WHAT NEEDS TO BE DONE:
The listing below should be printed exactly, every line of it. Skip the pictures.

RAW DATA:
-----

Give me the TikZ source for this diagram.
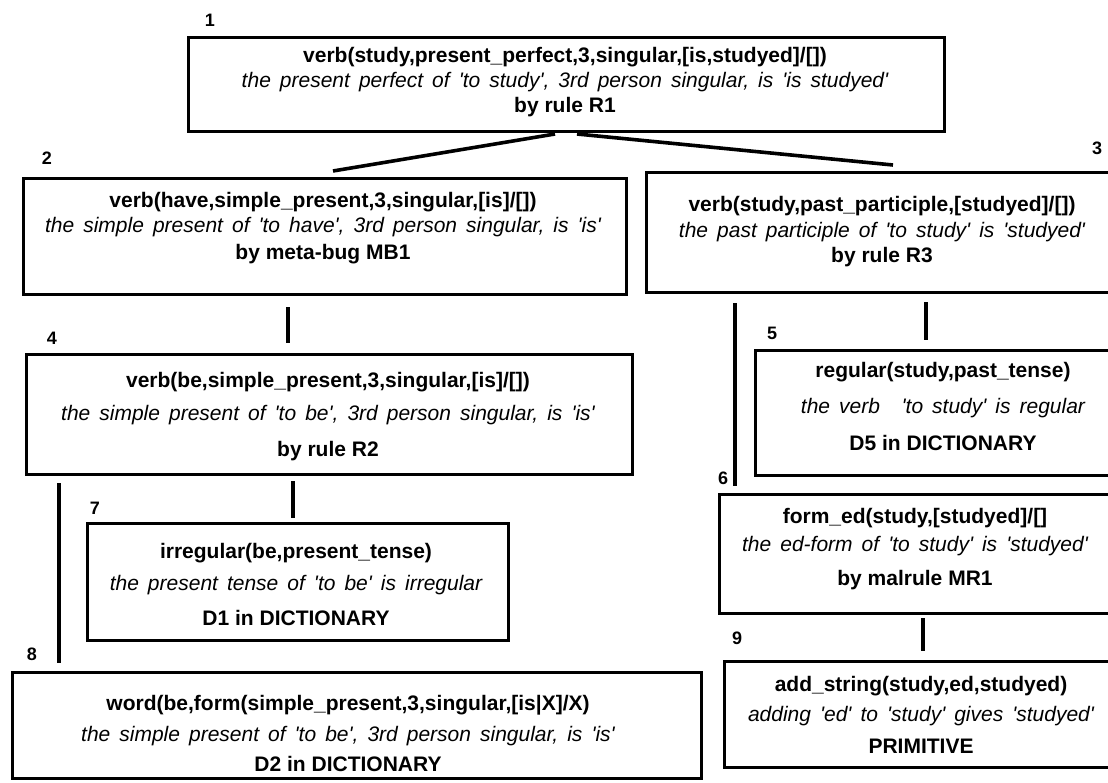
\documentclass[tikz,border=0pt]{standalone}
\usepackage{fontspec}
\setmainfont{Liberation Sans}[Ligatures=TeXOff]
\newcommand{\widesp}{\spaceskip=0.43em plus 0.1em\relax}
\begin{document}
\begin{tikzpicture}[x=1pt,y=-1pt,
  box/.style={draw,line width=2.6pt,rectangle,anchor=north west,inner sep=0pt},
  bl/.style={anchor=base,inner sep=0pt,font=\fontsize{21}{24}\selectfont\bfseries},
  il/.style={anchor=base,inner sep=0pt,font=\fontsize{21}{24}\selectfont\itshape,execute at begin node={\widesp}},
  num/.style={inner sep=0pt,font=\fontsize{18}{20}\selectfont\bfseries},
  conn/.style={line width=3.6pt},
  vconn/.style={line width=3.2pt}]
\useasboundingbox (0,0) rectangle (1108,782);
\clip (0,0) rectangle (1108,782);
% boxes
\node[box,minimum width=756pt,minimum height=94pt] (b1) at (187,36) {};
\node[box,minimum width=603pt,minimum height=116pt] (b2) at (22,177) {};
\node[box,minimum width=475pt,minimum height=120pt] (b3) at (645,171) {};
\node[box,minimum width=606pt,minimum height=120pt] (b4) at (25,353) {};
\node[box,minimum width=380pt,minimum height=125pt] (b5) at (754,349) {};
\node[box,minimum width=400pt,minimum height=119pt] (b6) at (718,493) {};
\node[box,minimum width=421pt,minimum height=117pt] (b7) at (86,522) {};
\node[box,minimum width=689pt,minimum height=106pt] (b8) at (11,671) {};
\node[box,minimum width=400pt,minimum height=106pt] (b9) at (723,660) {};
% numbers
\node[num] (n1) at (210,20) {1};
\node[num] (n2) at (47,158) {2};
\node[num] (n3) at (1097,148) {3};
\node[num] (n4) at (52,338) {4};
\node[num] (n5) at (772,333) {5};
\node[num] (n6) at (723,478) {6};
\node[num] (n7) at (95,508) {7};
\node[num] (n8) at (32,654) {8};
\node[num] (n9) at (737,638) {9};
% texts
\node[bl] (t1a) at (565,62) {verb(study,present\_perfect,3,singular,[is,studyed]/[])};
\node[il] (t1b) at (565,87) {the present perfect of 'to study', 3rd person singular, is 'is studyed'};
\node[bl] (t1c) at (565,112) {by rule R1};
\node[bl] (t2a) at (323,207) {verb(have,simple\_present,3,singular,[is]/[])};
\node[il] (t2b) at (323,232) {the simple present of 'to have', 3rd person singular, is 'is'};
\node[bl] (t2c) at (323,259) {by meta-bug MB1};
\node[bl] (t3a) at (882,211) {verb(study,past\_participle,[studyed]/[])};
\node[il] (t3b) at (882,237) {the past participle of 'to study' is 'studyed'};
\node[bl] (t3c) at (882,262) {by rule R3};
\node[bl] (t4a) at (328,387) {verb(be,simple\_present,3,singular,[is]/[])};
\node[il] (t4b) at (328,420) {the simple present of 'to be', 3rd person singular, is 'is'};
\node[bl] (t4c) at (328,456) {by rule R2};
\node[bl] (t5a) at (943,377) {regular(study,past\_tense)};
\node[il] (t5b) at (943,413) {the verb\hspace{0.6em} 'to study' is regular};
\node[bl] (t5c) at (943,450) {D5 in DICTIONARY};
\node[bl] (t6a) at (915,523) {form\_ed(study,[studyed]/[]};
\node[il] (t6b) at (915,551) {the ed-form of 'to study' is 'studyed'};
\node[bl] (t6c) at (915,585) {by malrule MR1};
\node[bl] (t7a) at (296,558) {irregular(be,present\_tense)};
\node[il] (t7b) at (296,590) {the present tense of 'to be' is irregular};
\node[bl] (t7c) at (296,625) {D1 in DICTIONARY};
\node[bl] (t8a) at (348,710) {word(be,form(simple\_present,3,singular,[is|X]/X)};
\node[il] (t8b) at (348,741) {the simple present of 'to be', 3rd person singular, is 'is'};
\node[bl] (t8c) at (348,771) {D2 in DICTIONARY};
\node[bl] (t9a) at (921,691) {add\_string(study,ed,studyed)};
\node[il] (t9b) at (921,721) {adding 'ed' to 'study' gives 'studyed'};
\node[bl] (t9c) at (921,753) {PRIMITIVE};
% connector end points
\coordinate (c12a) at (555,134); \coordinate (c12b) at (333,171);
\coordinate (c13a) at (577,134); \coordinate (c13b) at (893,165);
\coordinate (c24a) at (288,307); \coordinate (c24b) at (288,343);
\coordinate (c35a) at (926,302); \coordinate (c35b) at (926,340);
\coordinate (c36a) at (735,303); \coordinate (c36b) at (735,486);
\coordinate (c47a) at (293,481); \coordinate (c47b) at (293,518);
\coordinate (c48a) at (59,483);  \coordinate (c48b) at (59,663);
\coordinate (c69a) at (923,618); \coordinate (c69b) at (923,651);
\draw[conn] (c12a) -- (c12b);
\draw[conn] (c13a) -- (c13b);
\draw[vconn] (c24a) -- (c24b);
\draw[vconn] (c35a) -- (c35b);
\draw[vconn] (c36a) -- (c36b);
\draw[vconn] (c47a) -- (c47b);
\draw[vconn] (c48a) -- (c48b);
\draw[vconn] (c69a) -- (c69b);
\end{tikzpicture}
\end{document}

-----

FINAL RESULT:
Give me the TikZ source for this diagram.
\documentclass[tikz,border=0pt]{standalone}
\usepackage{fontspec}
\setmainfont{Liberation Sans}[Ligatures=TeXOff]
\newcommand{\widesp}{\spaceskip=0.43em plus 0.1em\relax}
\begin{document}
\begin{tikzpicture}[x=1pt,y=-1pt,
  box/.style={draw,line width=2.6pt,rectangle,anchor=north west,inner sep=0pt},
  bl/.style={anchor=base,inner sep=0pt,font=\fontsize{21}{24}\selectfont\bfseries},
  il/.style={anchor=base,inner sep=0pt,font=\fontsize{21}{24}\selectfont\itshape,execute at begin node={\widesp}},
  num/.style={inner sep=0pt,font=\fontsize{18}{20}\selectfont\bfseries},
  conn/.style={line width=3.6pt},
  vconn/.style={line width=3.2pt}]
\useasboundingbox (0,0) rectangle (1108,782);
\clip (0,0) rectangle (1108,782);
% boxes
\node[box,minimum width=756pt,minimum height=94pt] (b1) at (187,36) {};
\node[box,minimum width=603pt,minimum height=116pt] (b2) at (22,177) {};
\node[box,minimum width=475pt,minimum height=120pt] (b3) at (645,171) {};
\node[box,minimum width=606pt,minimum height=120pt] (b4) at (25,353) {};
\node[box,minimum width=380pt,minimum height=125pt] (b5) at (754,349) {};
\node[box,minimum width=400pt,minimum height=119pt] (b6) at (718,493) {};
\node[box,minimum width=421pt,minimum height=117pt] (b7) at (86,522) {};
\node[box,minimum width=689pt,minimum height=106pt] (b8) at (11,671) {};
\node[box,minimum width=400pt,minimum height=106pt] (b9) at (723,660) {};
% numbers
\node[num] (n1) at (210,20) {1};
\node[num] (n2) at (47,158) {2};
\node[num] (n3) at (1097,148) {3};
\node[num] (n4) at (52,338) {4};
\node[num] (n5) at (772,333) {5};
\node[num] (n6) at (723,478) {6};
\node[num] (n7) at (95,508) {7};
\node[num] (n8) at (32,654) {8};
\node[num] (n9) at (737,638) {9};
% texts
\node[bl] (t1a) at (565,62) {verb(study,present\_perfect,3,singular,[is,studyed]/[])};
\node[il] (t1b) at (565,87) {the present perfect of 'to study', 3rd person singular, is 'is studyed'};
\node[bl] (t1c) at (565,112) {by rule R1};
\node[bl] (t2a) at (323,207) {verb(have,simple\_present,3,singular,[is]/[])};
\node[il] (t2b) at (323,232) {the simple present of 'to have', 3rd person singular, is 'is'};
\node[bl] (t2c) at (323,259) {by meta-bug MB1};
\node[bl] (t3a) at (882,211) {verb(study,past\_participle,[studyed]/[])};
\node[il] (t3b) at (882,237) {the past participle of 'to study' is 'studyed'};
\node[bl] (t3c) at (882,262) {by rule R3};
\node[bl] (t4a) at (328,387) {verb(be,simple\_present,3,singular,[is]/[])};
\node[il] (t4b) at (328,420) {the simple present of 'to be', 3rd person singular, is 'is'};
\node[bl] (t4c) at (328,456) {by rule R2};
\node[bl] (t5a) at (943,377) {regular(study,past\_tense)};
\node[il] (t5b) at (943,413) {the verb\hspace{0.6em} 'to study' is regular};
\node[bl] (t5c) at (943,450) {D5 in DICTIONARY};
\node[bl] (t6a) at (915,523) {form\_ed(study,[studyed]/[]};
\node[il] (t6b) at (915,551) {the ed-form of 'to study' is 'studyed'};
\node[bl] (t6c) at (915,585) {by malrule MR1};
\node[bl] (t7a) at (296,558) {irregular(be,present\_tense)};
\node[il] (t7b) at (296,590) {the present tense of 'to be' is irregular};
\node[bl] (t7c) at (296,625) {D1 in DICTIONARY};
\node[bl] (t8a) at (348,710) {word(be,form(simple\_present,3,singular,[is|X]/X)};
\node[il] (t8b) at (348,741) {the simple present of 'to be', 3rd person singular, is 'is'};
\node[bl] (t8c) at (348,771) {D2 in DICTIONARY};
\node[bl] (t9a) at (921,691) {add\_string(study,ed,studyed)};
\node[il] (t9b) at (921,721) {adding 'ed' to 'study' gives 'studyed'};
\node[bl] (t9c) at (921,753) {PRIMITIVE};
% connector end points
\coordinate (c12a) at (555,134); \coordinate (c12b) at (333,171);
\coordinate (c13a) at (577,134); \coordinate (c13b) at (893,165);
\coordinate (c24a) at (288,307); \coordinate (c24b) at (288,343);
\coordinate (c35a) at (926,302); \coordinate (c35b) at (926,340);
\coordinate (c36a) at (735,303); \coordinate (c36b) at (735,486);
\coordinate (c47a) at (293,481); \coordinate (c47b) at (293,518);
\coordinate (c48a) at (59,483);  \coordinate (c48b) at (59,663);
\coordinate (c69a) at (923,618); \coordinate (c69b) at (923,651);
\draw[conn] (c12a) -- (c12b);
\draw[conn] (c13a) -- (c13b);
\draw[vconn] (c24a) -- (c24b);
\draw[vconn] (c35a) -- (c35b);
\draw[vconn] (c36a) -- (c36b);
\draw[vconn] (c47a) -- (c47b);
\draw[vconn] (c48a) -- (c48b);
\draw[vconn] (c69a) -- (c69b);
\end{tikzpicture}
\end{document}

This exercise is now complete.